We still don’t really seem to consider certain TV worth saving. Even quality educational programming. Lynne Thigpen isn’t the first person in my mind for reasons to do with PBS shows of my youth, and she isn’t the first I’ve had trouble finding an image of. I had to go with a publicity still for James Earl Jones on Square One TV—and when I went to show my son the program itself, all I could find was old, blurry uploads on YouTube. I realize Lynne Thigpen had a long, distinguished career of not playing the Chief, but her work there was good enough so that it should be easier to find a good still.
Like Victor Garber, Thigpen made her screen debut in Godspell. She wasn’t even playing a Biblical figure; she’s credited as Lynne. So she’s playing herself in the deserted Manhattan with Jesus that is that movie. (Have I mentioned that I really don’t like that movie?) Still, she and Garber are the two who had successful enough careers after that to have pictures on their IMDb pages, along with Jerry Sroka, who I’ve never heard of.
And what a career it was.
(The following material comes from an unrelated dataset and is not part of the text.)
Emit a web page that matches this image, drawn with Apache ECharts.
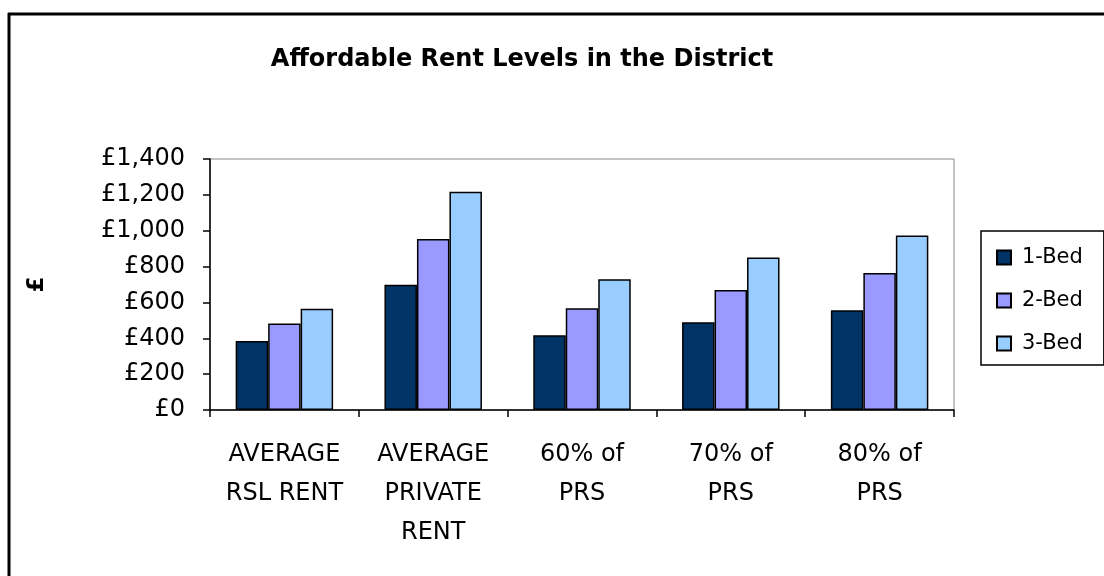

Maybe she was never the biggest star, but she did quiet, consistent, quality work for decades. She was a talent. I’m not going to say everything she was in was good, but she did good work in it. She was a talented actress, and she left such a legacy that an elementary school in her hometown of Joliet, Illinois, was named after her.
Now, while I am the right age for Carmen Sandiego, I am the wrong age for Bear in the Big Blue House. So I have no real feelings about that show. However, her death apparently meant so much to everyone involved in it that the show basically ceased to exist. A planned movie didn’t happen because they didn’t want it to happen without Thigpen. That implies to me that she was also a good person that people wanted to be around. I’ve always said that’s good to know about people whose work you admire.
My seven-year-old is old enough that I should really introduce him to Thigpen’s work. At least the work she did for PBS—she also did two episodes of Sesame Street, for a plot where Slimey was going to the Moon because Sesame Street can be like that. I’ll just have to poke around and see what can be found, for preference not in muddy, grainy YouTube videos. Though goodness knows he watches enough of those on his own.